Required work:
Can you write out all the lines word for word, with no pictures?

════

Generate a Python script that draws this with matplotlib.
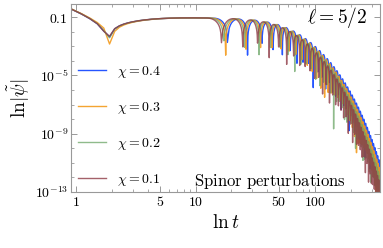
import numpy as np
import matplotlib
matplotlib.use('Agg')
import matplotlib.pyplot as plt
from matplotlib.ticker import FixedLocator, FixedFormatter, NullFormatter

plt.rcParams['mathtext.fontset'] = 'cm'
plt.rcParams['font.family'] = 'serif'
plt.rcParams['font.serif'] = ['DejaVu Serif']

# curves, top of legend first
chi_values = [0.4, 0.3, 0.2, 0.1]
colors = ['#1a4cff', '#f39a1c', '#6aa565', '#8e3a45']
alphas = [0.95, 0.9, 0.75, 0.8]

# waveform parameters
early_level = 0.1                  # plateau of |psi| for 5 < t < 12
fast_amp, fast_tau = 0.325, 0.22   # sharp drop right after t = 0.9
slow_amp = [0.165, 0.176, 0.166, 0.164]   # slow recovery, zero near t ~ 1.8
slow_tau = 1.71
ring_start = [14.2, 13.6, 13.0, 12.4]      # start of ringing
ring_omega = [0.360, 0.366, 0.372, 0.378]  # ringing frequency
decay_onset = [37.8, 37.2, 36.6, 36.0]     # end of the ~0.1 plateau
decay_rate = [0.0318, 0.0332, 0.0347, 0.0362]  # decades per unit t

t = np.arange(0.9, 352.0, 0.2)

x_major = [1, 5, 10, 50, 100]
x_major_labels = ['$1$', '$5$', '$10$', '$50$', '$100$']
x_minor = [2, 3, 4, 6, 7, 8, 9, 20, 30, 40, 60, 70, 80, 90, 200, 300]
y_major = [1e-13, 1e-9, 1e-5, 1e-1]
y_major_labels = ['$10^{-13}$', '$10^{-9}$', '$10^{-5}$', '$0.1$']
y_minor = [10.0 ** k for k in range(-12, 0) if k not in (-9, -5)]

fig = plt.figure(figsize=(3.83, 2.48), dpi=100)
ax = fig.add_axes([0.185, 0.226, 0.807, 0.758])

for i, chi in enumerate(chi_values):
    s = t - 0.9
    early = (early_level - fast_amp * np.exp(-s / fast_tau)
             - slow_amp[i] * np.exp(-s / slow_tau))
    phase = ring_omega[i] * np.clip(t - ring_start[i], 0, None)
    env = 1.0 / (1.0 + 10.0 ** (decay_rate[i] * (t - decay_onset[i])))
    psi = np.abs(early * env * np.cos(phase)) + 1e-30
    ax.plot(t, psi, color=colors[i], alpha=alphas[i], lw=1.0,
            label=r'$\chi = %s$' % chi)

ax.set_xscale('log')
ax.set_yscale('log')
ax.set_xlim(0.9, 352)
ax.set_ylim(1e-13, 0.8)

ax.xaxis.set_major_locator(FixedLocator(x_major))
ax.xaxis.set_major_formatter(FixedFormatter(x_major_labels))
ax.xaxis.set_minor_locator(FixedLocator(x_minor))
ax.xaxis.set_minor_formatter(NullFormatter())
ax.yaxis.set_major_locator(FixedLocator(y_major))
ax.yaxis.set_major_formatter(FixedFormatter(y_major_labels))
ax.yaxis.set_minor_locator(FixedLocator(y_minor))
ax.yaxis.set_minor_formatter(NullFormatter())

ax.tick_params(which='both', direction='in', top=True, right=True,
               color='#999999', labelsize=10, pad=2)
ax.tick_params(which='major', length=4, width=0.7)
ax.tick_params(which='minor', length=2.5, width=0.6)
for sp in ax.spines.values():
    sp.set_color('#999999')
    sp.set_linewidth(0.8)

ax.set_xlabel(r'$\ln t$', fontsize=14, labelpad=4)
ax.set_ylabel(r'$\ln|\tilde{\psi}|$', fontsize=14, labelpad=2)

ax.legend(loc='center left', bbox_to_anchor=(0.01, 0.351), frameon=False,
          fontsize=10, handlelength=2.0, handletextpad=0.8,
          labelspacing=1.45, borderaxespad=0.0, borderpad=0.3)

ax.text(0.96, 0.995, r'$\ell = 5/2$', transform=ax.transAxes,
        ha='right', va='top', fontsize=14)
ax.text(0.89, 0.03, r'$\mathrm{Spinor\ perturbations}$', transform=ax.transAxes,
        ha='right', va='baseline', fontsize=12)

fig.savefig('out.png', dpi=100)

════

Written response:
Generate a Python script that draws this with matplotlib.
import numpy as np
import matplotlib
matplotlib.use('Agg')
import matplotlib.pyplot as plt
from matplotlib.ticker import FixedLocator, FixedFormatter, NullFormatter

plt.rcParams['mathtext.fontset'] = 'cm'
plt.rcParams['font.family'] = 'serif'
plt.rcParams['font.serif'] = ['DejaVu Serif']

# curves, top of legend first
chi_values = [0.4, 0.3, 0.2, 0.1]
colors = ['#1a4cff', '#f39a1c', '#6aa565', '#8e3a45']
alphas = [0.95, 0.9, 0.75, 0.8]

# waveform parameters
early_level = 0.1                  # plateau of |psi| for 5 < t < 12
fast_amp, fast_tau = 0.325, 0.22   # sharp drop right after t = 0.9
slow_amp = [0.165, 0.176, 0.166, 0.164]   # slow recovery, zero near t ~ 1.8
slow_tau = 1.71
ring_start = [14.2, 13.6, 13.0, 12.4]      # start of ringing
ring_omega = [0.360, 0.366, 0.372, 0.378]  # ringing frequency
decay_onset = [37.8, 37.2, 36.6, 36.0]     # end of the ~0.1 plateau
decay_rate = [0.0318, 0.0332, 0.0347, 0.0362]  # decades per unit t

t = np.arange(0.9, 352.0, 0.2)

x_major = [1, 5, 10, 50, 100]
x_major_labels = ['$1$', '$5$', '$10$', '$50$', '$100$']
x_minor = [2, 3, 4, 6, 7, 8, 9, 20, 30, 40, 60, 70, 80, 90, 200, 300]
y_major = [1e-13, 1e-9, 1e-5, 1e-1]
y_major_labels = ['$10^{-13}$', '$10^{-9}$', '$10^{-5}$', '$0.1$']
y_minor = [10.0 ** k for k in range(-12, 0) if k not in (-9, -5)]

fig = plt.figure(figsize=(3.83, 2.48), dpi=100)
ax = fig.add_axes([0.185, 0.226, 0.807, 0.758])

for i, chi in enumerate(chi_values):
    s = t - 0.9
    early = (early_level - fast_amp * np.exp(-s / fast_tau)
             - slow_amp[i] * np.exp(-s / slow_tau))
    phase = ring_omega[i] * np.clip(t - ring_start[i], 0, None)
    env = 1.0 / (1.0 + 10.0 ** (decay_rate[i] * (t - decay_onset[i])))
    psi = np.abs(early * env * np.cos(phase)) + 1e-30
    ax.plot(t, psi, color=colors[i], alpha=alphas[i], lw=1.0,
            label=r'$\chi = %s$' % chi)

ax.set_xscale('log')
ax.set_yscale('log')
ax.set_xlim(0.9, 352)
ax.set_ylim(1e-13, 0.8)

ax.xaxis.set_major_locator(FixedLocator(x_major))
ax.xaxis.set_major_formatter(FixedFormatter(x_major_labels))
ax.xaxis.set_minor_locator(FixedLocator(x_minor))
ax.xaxis.set_minor_formatter(NullFormatter())
ax.yaxis.set_major_locator(FixedLocator(y_major))
ax.yaxis.set_major_formatter(FixedFormatter(y_major_labels))
ax.yaxis.set_minor_locator(FixedLocator(y_minor))
ax.yaxis.set_minor_formatter(NullFormatter())

ax.tick_params(which='both', direction='in', top=True, right=True,
               color='#999999', labelsize=10, pad=2)
ax.tick_params(which='major', length=4, width=0.7)
ax.tick_params(which='minor', length=2.5, width=0.6)
for sp in ax.spines.values():
    sp.set_color('#999999')
    sp.set_linewidth(0.8)

ax.set_xlabel(r'$\ln t$', fontsize=14, labelpad=4)
ax.set_ylabel(r'$\ln|\tilde{\psi}|$', fontsize=14, labelpad=2)

ax.legend(loc='center left', bbox_to_anchor=(0.01, 0.351), frameon=False,
          fontsize=10, handlelength=2.0, handletextpad=0.8,
          labelspacing=1.45, borderaxespad=0.0, borderpad=0.3)

ax.text(0.96, 0.995, r'$\ell = 5/2$', transform=ax.transAxes,
        ha='right', va='top', fontsize=14)
ax.text(0.89, 0.03, r'$\mathrm{Spinor\ perturbations}$', transform=ax.transAxes,
        ha='right', va='baseline', fontsize=12)

fig.savefig('out.png', dpi=100)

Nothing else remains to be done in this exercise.